New Mexico State Poetry Society
- Established: 1969
- Type: Poetry organization
- Location: Santa Fe, New Mexico;
- Website: www.nmpoetry.com/wp/

= New Mexico State Poetry Society =

The New Mexico State Poetry Society (MSPS) is a non-profit state-level poetry association in the U.S. state of New Mexico, which is affiliated with the National Federation of State Poetry Societies (NFSPS). The organization promotes poetry, conducts monthly and annual contests, publishes poetry books and organizes periodic meetings, workshops and festivals.

==History==

Poetry from the Other Side, 2013 poetry anthology from the New Mexico State Poetry Society, Albuquerque chapter

The New Mexico State Poetry Society (NMSPS) was established by poet Alice Briley on March 19, 1969, in Albuquerque, New Mexico. In October charter members met to elect officers and adopt a constitution. The group set up monthly meetings. In the same year, the society was designated the official state affiliate by the NFSPS. The organization was incorporated in Santa Fe as a 501(c)(3) nonprofit on December 7, 1976, and currently has five affiliate chapters in the state.

==Activities==

The NMSPS sponsors meetings, events, an annual contest cycle and publication of members' poetry.

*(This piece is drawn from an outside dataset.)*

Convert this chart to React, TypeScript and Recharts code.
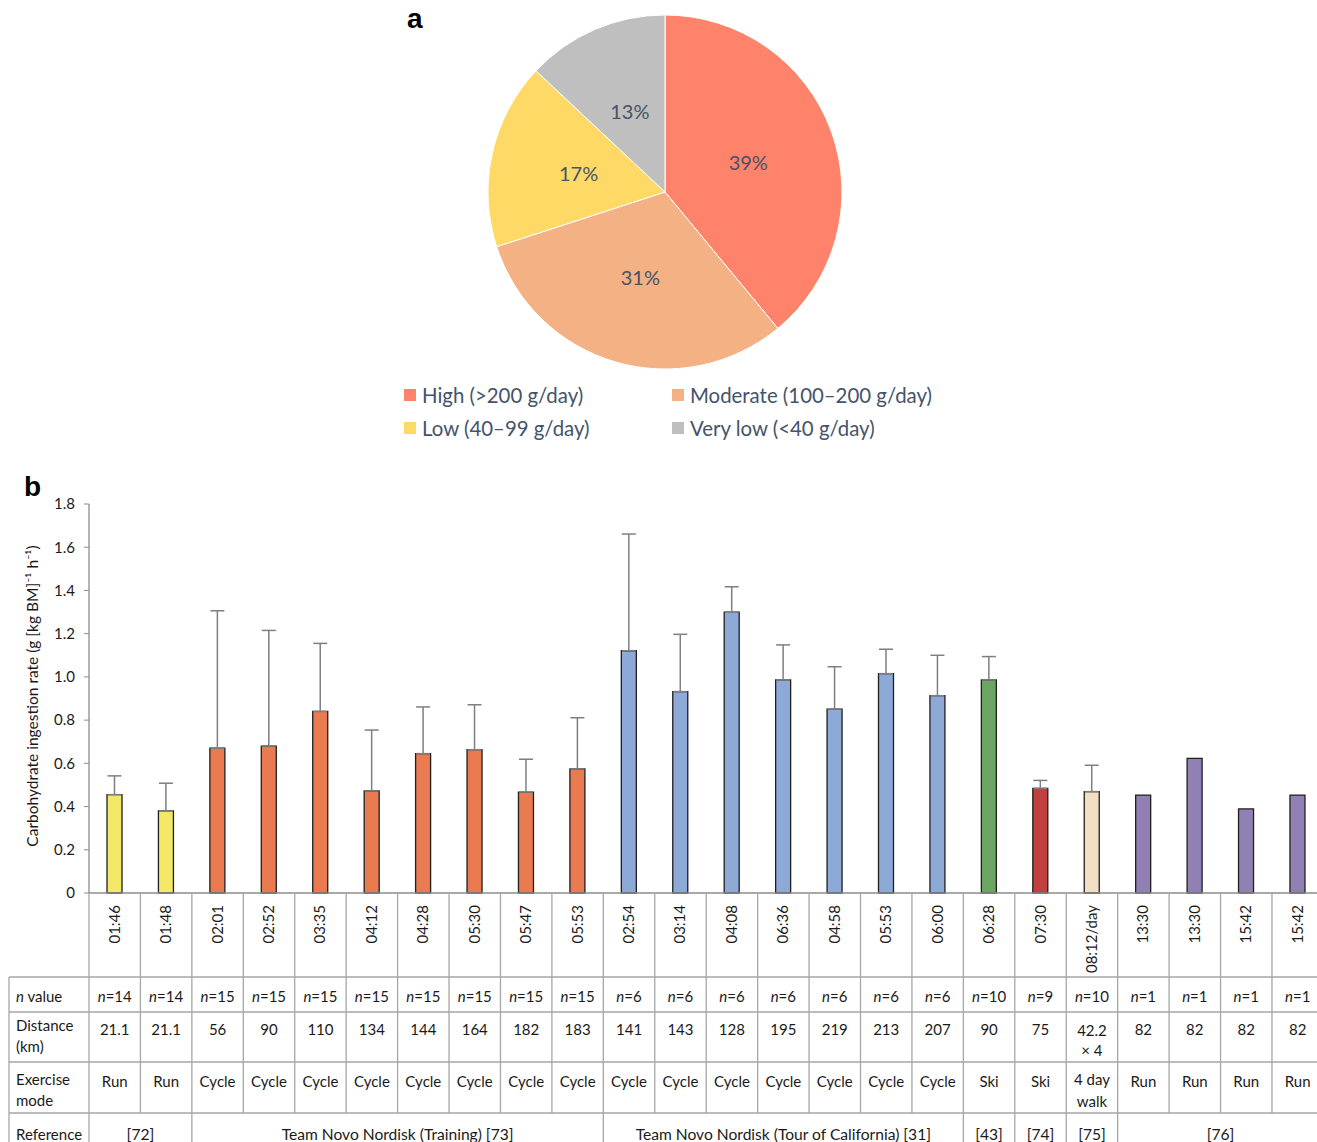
"use client"

import { PieChart, Pie, Cell, Legend, BarChart, Bar, XAxis, YAxis, ErrorBar } from "recharts"

// panel a – share of athletes by daily carbohydrate intake
const pieNames = ["High (>200 g/day)", "Moderate (100–200 g/day)", "Low (40–99 g/day)", "Very low (<40 g/day)"]
const pieShares = [39, 31, 17, 13]
const pieColors = ["#FF826A", "#F4B183", "#FFD966", "#BFBFBF"]

// panel b – ingestion rate per event
const times = ["01:46", "01:48", "02:01", "02:52", "03:35", "04:12", "04:28", "05:30", "05:47", "05:53", "02:54", "03:14", "04:08", "06:36", "04:58", "05:53", "06:00", "06:28", "07:30", "08:12/day", "13:30", "13:30", "15:42", "15:42"]
const rates = [0.455, 0.38, 0.67, 0.68, 0.84, 0.472, 0.645, 0.663, 0.467, 0.574, 1.121, 0.932, 1.299, 0.986, 0.851, 1.015, 0.913, 0.986, 0.484, 0.469, 0.453, 0.623, 0.389, 0.453]
const sds = [0.087, 0.128, 0.636, 0.535, 0.315, 0.282, 0.216, 0.208, 0.152, 0.237, 0.54, 0.265, 0.118, 0.162, 0.196, 0.113, 0.187, 0.108, 0.037, 0.122, null, null, null, null]
const nValues = [14, 14, 15, 15, 15, 15, 15, 15, 15, 15, 6, 6, 6, 6, 6, 6, 6, 10, 9, 10, 1, 1, 1, 1]
const distances = ["21.1", "21.1", "56", "90", "110", "134", "144", "164", "182", "183", "141", "143", "128", "195", "219", "213", "207", "90", "75", "42.2|× 4", "82", "82", "82", "82"]
const modes = ["Run", "Run", "Cycle", "Cycle", "Cycle", "Cycle", "Cycle", "Cycle", "Cycle", "Cycle", "Cycle", "Cycle", "Cycle", "Cycle", "Cycle", "Cycle", "Cycle", "Ski", "Ski", "4 day|walk", "Run", "Run", "Run", "Run"]
const barColors = ["#F3E867", "#F3E867", "#EA7B51", "#EA7B51", "#EA7B51", "#EA7B51", "#EA7B51", "#EA7B51", "#EA7B51", "#EA7B51", "#8DAAD6", "#8DAAD6", "#8DAAD6", "#8DAAD6", "#8DAAD6", "#8DAAD6", "#8DAAD6", "#6AA564", "#C0403F", "#F2DEC4", "#9080B3", "#9080B3", "#9080B3", "#9080B3"]
const refLabels = ["[72]", "Team Novo Nordisk (Training) [73]", "Team Novo Nordisk (Tour of California) [31]", "[43]", "[74]", "[75]", "[76]"]
const refSpans = [2, 8, 7, 1, 1, 1, 4]
const yTicks = [0, 0.2, 0.4, 0.6, 0.8, 1.0, 1.2, 1.4, 1.6, 1.8]

const FONT = "Lato, 'Noto Sans', sans-serif"
const GRID = "#A6A6A6"
const TEXT = "#44546A"
const FS = 15

const CHART_W = 1330
const M_LEFT = 39
const Y_W = 50
const M_RIGHT = 6.6
const BAND = (CHART_W - M_LEFT - Y_W - M_RIGHT) / times.length

const pieData = pieNames.map((name, i) => ({ name, value: pieShares[i] }))
const barData = times.map((t, i) => ({ id: i, time: t, rate: rates[i], err: sds[i] == null ? null : [0, sds[i]] }))

const refStarts: Record<number, { label: string; span: number }> = {}
let acc = 0
refLabels.forEach((label, i) => {
  refStarts[acc] = { label, span: refSpans[i] }
  acc += refSpans[i]
})

const RAD = Math.PI / 180
function pieLabel(p: any) {
  const r = p.outerRadius * 0.5
  const x = p.cx + r * Math.cos(-p.midAngle * RAD)
  const y = p.cy + r * Math.sin(-p.midAngle * RAD)
  return (
    <text x={x} y={y} fill={TEXT} fontSize={20} fontFamily={FONT} textAnchor="middle" dominantBaseline="central">
      {p.value}%
    </text>
  )
}

function PieLegend() {
  const pos = [[404, 395], [672, 395], [404, 428], [672, 428]]
  return (
    <div>
      {pieNames.map((n, i) => (
        <div key={n} style={{ position: "absolute", left: pos[i][0], top: pos[i][1] - 13, height: 26, display: "flex", alignItems: "center", whiteSpace: "nowrap" }}>
          <span style={{ width: 12, height: 12, background: pieColors[i], marginRight: 6, display: "inline-block" }} />
          <span style={{ fontSize: 20.4, color: TEXT, fontFamily: FONT }}>{n}</span>
        </div>
      ))}
    </div>
  )
}

function lines(s: string, x: number, y: number, gap: number) {
  return s.split("|").map((part, k) => (
    <text key={k} x={x} y={y + k * gap} textAnchor="middle" fontSize={FS} fill="#1a1a1a" fontFamily={FONT}>
      {part}
    </text>
  ))
}

function TableTick(props: any) {
  const { x, y } = props
  const i = props.index ?? props.payload?.index ?? 0
  const left = x - BAND / 2
  const two = (s: string) => s.includes("|")
  const ref = refStarts[i]
  const last = i === times.length - 1
  return (
    <g>
      {i === 0 && (
        <g>
          {[84, 119, 169, 220].map((dy) => (
            <line key={dy} x1={9} x2={CHART_W} y1={y + dy} y2={y + dy} stroke={GRID} strokeWidth={1.3} />
          ))}
          <line x1={9} x2={9} y1={y + 84} y2={y + 260} stroke={GRID} strokeWidth={1.3} />
          <text x={16} y={y + 109} fontSize={FS} fill="#1a1a1a" fontFamily={FONT}>
            <tspan fontStyle="italic">n</tspan> value
          </text>
          <text x={16} y={y + 138} fontSize={FS} fill="#1a1a1a" fontFamily={FONT}>Distance</text>
          <text x={16} y={y + 159} fontSize={FS} fill="#1a1a1a" fontFamily={FONT}>(km)</text>
          <text x={16} y={y + 192} fontSize={FS} fill="#1a1a1a" fontFamily={FONT}>Exercise</text>
          <text x={16} y={y + 213} fontSize={FS} fill="#1a1a1a" fontFamily={FONT}>mode</text>
          <text x={16} y={y + 247} fontSize={FS} fill="#1a1a1a" fontFamily={FONT}>Reference</text>
        </g>
      )}
      <line x1={left} x2={left} y1={y} y2={ref ? y + 260 : y + 220} stroke={GRID} strokeWidth={1.3} />
      {last && <line x1={left + BAND} x2={left + BAND} y1={y} y2={y + 260} stroke={GRID} strokeWidth={1.3} />}
      <text transform={`translate(${x + 5},${y + 12}) rotate(-90)`} textAnchor="end" fontSize={FS} fill="#1a1a1a" fontFamily={FONT}>
        {times[i]}
      </text>
      <text x={x} y={y + 109} textAnchor="middle" fontSize={FS} fill="#1a1a1a" fontFamily={FONT}>
        <tspan fontStyle="italic">n</tspan>={nValues[i]}
      </text>
      {lines(distances[i], x, two(distances[i]) ? y + 143 : y + 142, 20)}
      {lines(modes[i], x, two(modes[i]) ? y + 192 : y + 194, 22)}
      {ref && (
        <text x={left + (ref.span * BAND) / 2} y={y + 247} textAnchor="middle" fontSize={FS + 0.6} fill="#1a1a1a" fontFamily={FONT}>
          {ref.label}
        </text>
      )}
    </g>
  )
}

function YLabel() {
  return (
    <text transform="translate(32,226) rotate(-90)" textAnchor="middle" dominantBaseline="central" fontSize={15.5} fill="#1a1a1a" fontFamily={FONT}>
      Carbohydrate ingestion rate (g [kg BM]⁻¹ h⁻¹)
    </text>
  )
}

export default function App() {
  return (
    <div style={{ position: "absolute", left: 0, top: 0, width: 1317, height: 1142, overflow: "hidden", background: "#fff", fontFamily: FONT }}>
      <div style={{ position: "absolute", left: 0, top: 0 }}>
        <PieChart width={1317} height={470} margin={{ top: 0, right: 0, bottom: 0, left: 0 }}>
          <Pie
            data={pieData}
            dataKey="value"
            nameKey="name"
            cx={665}
            cy={192}
            outerRadius={177}
            startAngle={90}
            endAngle={-270}
            stroke="#fff"
            strokeWidth={1}
            labelLine={false}
            label={pieLabel}
            isAnimationActive={false}
          >
            {pieData.map((d, i) => (
              <Cell key={d.name} fill={pieColors[i]} />
            ))}
          </Pie>
          <Legend content={() => <PieLegend />} wrapperStyle={{ position: "absolute", left: 0, top: 0, width: 0, height: 0 }} />
        </PieChart>
      </div>
      <div style={{ position: "absolute", left: 407, top: 3, fontFamily: "'Liberation Sans', Arial, sans-serif", fontWeight: "bold", fontSize: 28 }}>a</div>
      <div style={{ position: "absolute", left: 24, top: 471, fontFamily: "'Liberation Sans', Arial, sans-serif", fontWeight: "bold", fontSize: 28 }}>b</div>
      <div style={{ position: "absolute", left: 0, top: 470 }}>
        <BarChart width={CHART_W} height={672} data={barData} margin={{ top: 34, right: M_RIGHT, bottom: 0, left: M_LEFT }} barSize={15}>
          <XAxis
            dataKey="id"
            type="category"
            interval={0}
            height={249}
            tickSize={0}
            tickMargin={0}
            tickLine={false}
            axisLine={{ stroke: "#8C8C8C", strokeWidth: 1.3 }}
            tick={<TableTick />}
          />
          <YAxis
            width={Y_W}
            domain={[0, 1.8]}
            ticks={yTicks}
            tickFormatter={(v: number) => (v === 0 ? "0" : v.toFixed(1))}
            tickSize={5}
            tickMargin={9}
            axisLine={{ stroke: "#8C8C8C", strokeWidth: 1.3 }}
            tickLine={{ stroke: "#8C8C8C" }}
            tick={{ fontSize: 15, fill: "#1a1a1a", fontFamily: FONT }}
            label={<YLabel />}
          />
          <Bar dataKey="rate" stroke="#1f1f1f" strokeWidth={1.3} isAnimationActive={false}>
            {barData.map((d, i) => (
              <Cell key={d.id} fill={barColors[i]} />
            ))}
            <ErrorBar dataKey="err" width={7} stroke="#7F7F7F" strokeWidth={1.5} />
          </Bar>
        </BarChart>
      </div>
    </div>
  )
}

Special projects may receive grant funding. Current projects include: Poets in the Classroom, Poets in the Garden, Poets’ Picnic and Speak with the Poet. The society hosts an Annual Meeting & Poetry Celebration in October, and sponsors publication of members' poetry. The organization supported the efforts that led to establishment of a State Poet Laureate position in 2019.